Provided material:
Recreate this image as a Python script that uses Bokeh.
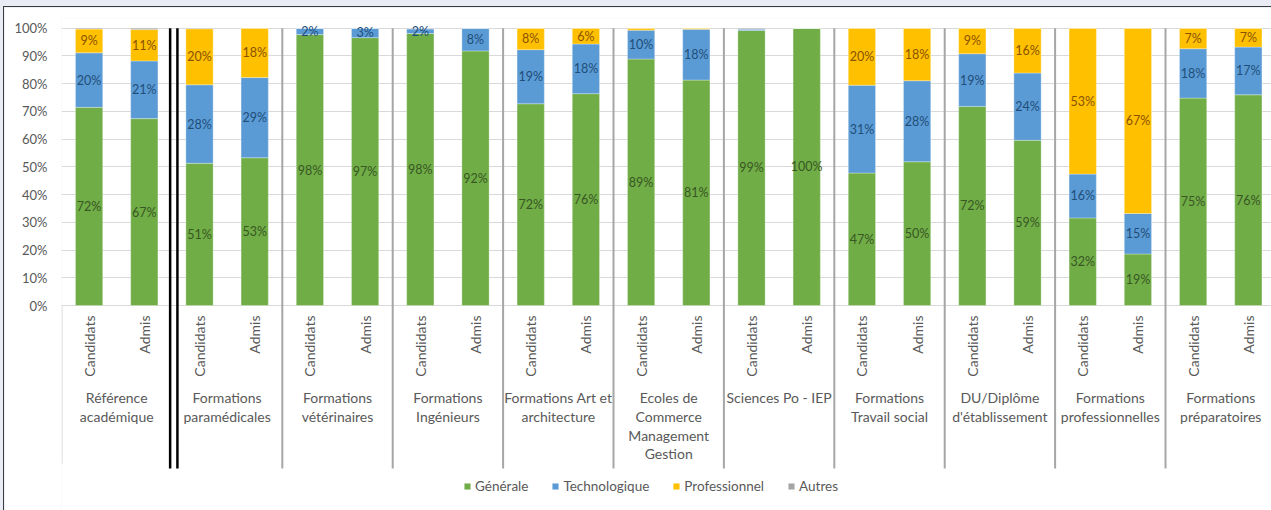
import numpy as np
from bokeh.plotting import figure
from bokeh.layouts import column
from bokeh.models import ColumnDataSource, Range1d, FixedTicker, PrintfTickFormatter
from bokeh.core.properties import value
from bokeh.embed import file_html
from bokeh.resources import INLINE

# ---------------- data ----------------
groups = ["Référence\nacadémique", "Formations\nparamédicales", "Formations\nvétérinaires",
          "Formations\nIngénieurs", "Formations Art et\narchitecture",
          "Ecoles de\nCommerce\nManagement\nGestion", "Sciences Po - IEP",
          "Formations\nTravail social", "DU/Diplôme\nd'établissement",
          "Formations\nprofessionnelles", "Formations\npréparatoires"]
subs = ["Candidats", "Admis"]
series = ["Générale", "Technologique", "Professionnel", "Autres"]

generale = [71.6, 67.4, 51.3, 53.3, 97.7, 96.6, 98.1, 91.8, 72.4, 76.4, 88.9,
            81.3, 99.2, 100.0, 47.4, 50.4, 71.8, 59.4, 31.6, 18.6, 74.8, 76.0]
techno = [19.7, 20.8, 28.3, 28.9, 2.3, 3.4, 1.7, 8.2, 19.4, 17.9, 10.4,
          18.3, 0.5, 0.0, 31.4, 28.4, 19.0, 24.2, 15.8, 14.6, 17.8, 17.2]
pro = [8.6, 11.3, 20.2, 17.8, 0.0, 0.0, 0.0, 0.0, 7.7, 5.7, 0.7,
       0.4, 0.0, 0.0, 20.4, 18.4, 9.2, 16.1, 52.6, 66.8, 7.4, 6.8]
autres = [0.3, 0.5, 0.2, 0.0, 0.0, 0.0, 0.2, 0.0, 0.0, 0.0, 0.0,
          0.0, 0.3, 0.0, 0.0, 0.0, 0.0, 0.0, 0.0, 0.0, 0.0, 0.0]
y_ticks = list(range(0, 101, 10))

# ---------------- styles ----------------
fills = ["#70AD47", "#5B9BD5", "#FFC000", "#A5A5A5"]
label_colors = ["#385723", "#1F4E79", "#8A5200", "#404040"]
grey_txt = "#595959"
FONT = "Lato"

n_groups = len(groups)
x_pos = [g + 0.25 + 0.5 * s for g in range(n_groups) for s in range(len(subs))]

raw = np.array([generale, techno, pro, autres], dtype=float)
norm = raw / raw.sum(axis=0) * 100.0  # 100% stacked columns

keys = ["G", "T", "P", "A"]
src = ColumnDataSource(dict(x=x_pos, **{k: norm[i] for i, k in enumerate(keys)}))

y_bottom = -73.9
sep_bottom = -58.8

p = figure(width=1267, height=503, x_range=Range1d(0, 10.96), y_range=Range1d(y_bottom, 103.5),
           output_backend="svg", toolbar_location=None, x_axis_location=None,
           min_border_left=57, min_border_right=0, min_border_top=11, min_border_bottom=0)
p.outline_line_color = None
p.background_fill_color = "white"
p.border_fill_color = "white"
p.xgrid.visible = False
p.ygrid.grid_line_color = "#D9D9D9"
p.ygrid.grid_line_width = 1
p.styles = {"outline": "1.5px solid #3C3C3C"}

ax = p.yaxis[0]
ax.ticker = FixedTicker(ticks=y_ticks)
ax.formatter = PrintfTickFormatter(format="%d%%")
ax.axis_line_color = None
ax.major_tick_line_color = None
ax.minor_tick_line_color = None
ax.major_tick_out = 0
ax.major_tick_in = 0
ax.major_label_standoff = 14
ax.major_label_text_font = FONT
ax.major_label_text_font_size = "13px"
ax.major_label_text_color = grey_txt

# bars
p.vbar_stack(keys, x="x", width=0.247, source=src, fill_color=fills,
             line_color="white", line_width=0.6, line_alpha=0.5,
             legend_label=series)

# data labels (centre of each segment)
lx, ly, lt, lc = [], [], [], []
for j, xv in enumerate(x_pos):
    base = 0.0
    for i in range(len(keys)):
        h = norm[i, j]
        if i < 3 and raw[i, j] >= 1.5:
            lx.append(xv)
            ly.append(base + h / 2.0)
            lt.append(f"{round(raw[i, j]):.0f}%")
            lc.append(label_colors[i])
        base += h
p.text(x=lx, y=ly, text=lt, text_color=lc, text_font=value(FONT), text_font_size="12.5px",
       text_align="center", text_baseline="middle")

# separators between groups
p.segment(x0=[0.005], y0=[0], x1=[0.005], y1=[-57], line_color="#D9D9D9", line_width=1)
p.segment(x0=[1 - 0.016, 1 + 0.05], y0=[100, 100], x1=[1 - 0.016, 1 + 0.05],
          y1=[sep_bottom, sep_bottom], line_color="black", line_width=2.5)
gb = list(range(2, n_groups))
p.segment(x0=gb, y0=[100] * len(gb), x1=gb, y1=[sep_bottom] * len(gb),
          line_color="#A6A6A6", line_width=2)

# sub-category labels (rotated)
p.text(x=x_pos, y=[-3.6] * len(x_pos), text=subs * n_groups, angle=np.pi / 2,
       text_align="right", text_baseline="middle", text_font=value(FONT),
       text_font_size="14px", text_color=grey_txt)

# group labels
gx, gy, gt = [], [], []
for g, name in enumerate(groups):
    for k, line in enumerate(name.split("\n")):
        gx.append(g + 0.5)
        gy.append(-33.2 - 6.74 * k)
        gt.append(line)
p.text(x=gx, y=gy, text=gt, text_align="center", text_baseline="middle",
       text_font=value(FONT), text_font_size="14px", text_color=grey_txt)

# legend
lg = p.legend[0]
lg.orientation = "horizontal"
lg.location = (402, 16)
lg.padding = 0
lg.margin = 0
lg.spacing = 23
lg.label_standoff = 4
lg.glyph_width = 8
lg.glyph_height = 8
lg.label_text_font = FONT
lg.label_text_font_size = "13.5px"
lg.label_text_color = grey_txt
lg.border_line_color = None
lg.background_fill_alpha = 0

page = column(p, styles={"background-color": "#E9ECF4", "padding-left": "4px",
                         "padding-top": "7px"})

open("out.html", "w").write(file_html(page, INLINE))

Prompt: Return, unchanged, the lines from the first line of the material through the line that holds "sep_bottom = -58.8", inclusive, omitting pictures.

Response to this exercise:
Recreate this image as a Python script that uses Bokeh.
import numpy as np
from bokeh.plotting import figure
from bokeh.layouts import column
from bokeh.models import ColumnDataSource, Range1d, FixedTicker, PrintfTickFormatter
from bokeh.core.properties import value
from bokeh.embed import file_html
from bokeh.resources import INLINE

# ---------------- data ----------------
groups = ["Référence\nacadémique", "Formations\nparamédicales", "Formations\nvétérinaires",
          "Formations\nIngénieurs", "Formations Art et\narchitecture",
          "Ecoles de\nCommerce\nManagement\nGestion", "Sciences Po - IEP",
          "Formations\nTravail social", "DU/Diplôme\nd'établissement",
          "Formations\nprofessionnelles", "Formations\npréparatoires"]
subs = ["Candidats", "Admis"]
series = ["Générale", "Technologique", "Professionnel", "Autres"]

generale = [71.6, 67.4, 51.3, 53.3, 97.7, 96.6, 98.1, 91.8, 72.4, 76.4, 88.9,
            81.3, 99.2, 100.0, 47.4, 50.4, 71.8, 59.4, 31.6, 18.6, 74.8, 76.0]
techno = [19.7, 20.8, 28.3, 28.9, 2.3, 3.4, 1.7, 8.2, 19.4, 17.9, 10.4,
          18.3, 0.5, 0.0, 31.4, 28.4, 19.0, 24.2, 15.8, 14.6, 17.8, 17.2]
pro = [8.6, 11.3, 20.2, 17.8, 0.0, 0.0, 0.0, 0.0, 7.7, 5.7, 0.7,
       0.4, 0.0, 0.0, 20.4, 18.4, 9.2, 16.1, 52.6, 66.8, 7.4, 6.8]
autres = [0.3, 0.5, 0.2, 0.0, 0.0, 0.0, 0.2, 0.0, 0.0, 0.0, 0.0,
          0.0, 0.3, 0.0, 0.0, 0.0, 0.0, 0.0, 0.0, 0.0, 0.0, 0.0]
y_ticks = list(range(0, 101, 10))

# ---------------- styles ----------------
fills = ["#70AD47", "#5B9BD5", "#FFC000", "#A5A5A5"]
label_colors = ["#385723", "#1F4E79", "#8A5200", "#404040"]
grey_txt = "#595959"
FONT = "Lato"

n_groups = len(groups)
x_pos = [g + 0.25 + 0.5 * s for g in range(n_groups) for s in range(len(subs))]

raw = np.array([generale, techno, pro, autres], dtype=float)
norm = raw / raw.sum(axis=0) * 100.0  # 100% stacked columns

keys = ["G", "T", "P", "A"]
src = ColumnDataSource(dict(x=x_pos, **{k: norm[i] for i, k in enumerate(keys)}))

y_bottom = -73.9
sep_bottom = -58.8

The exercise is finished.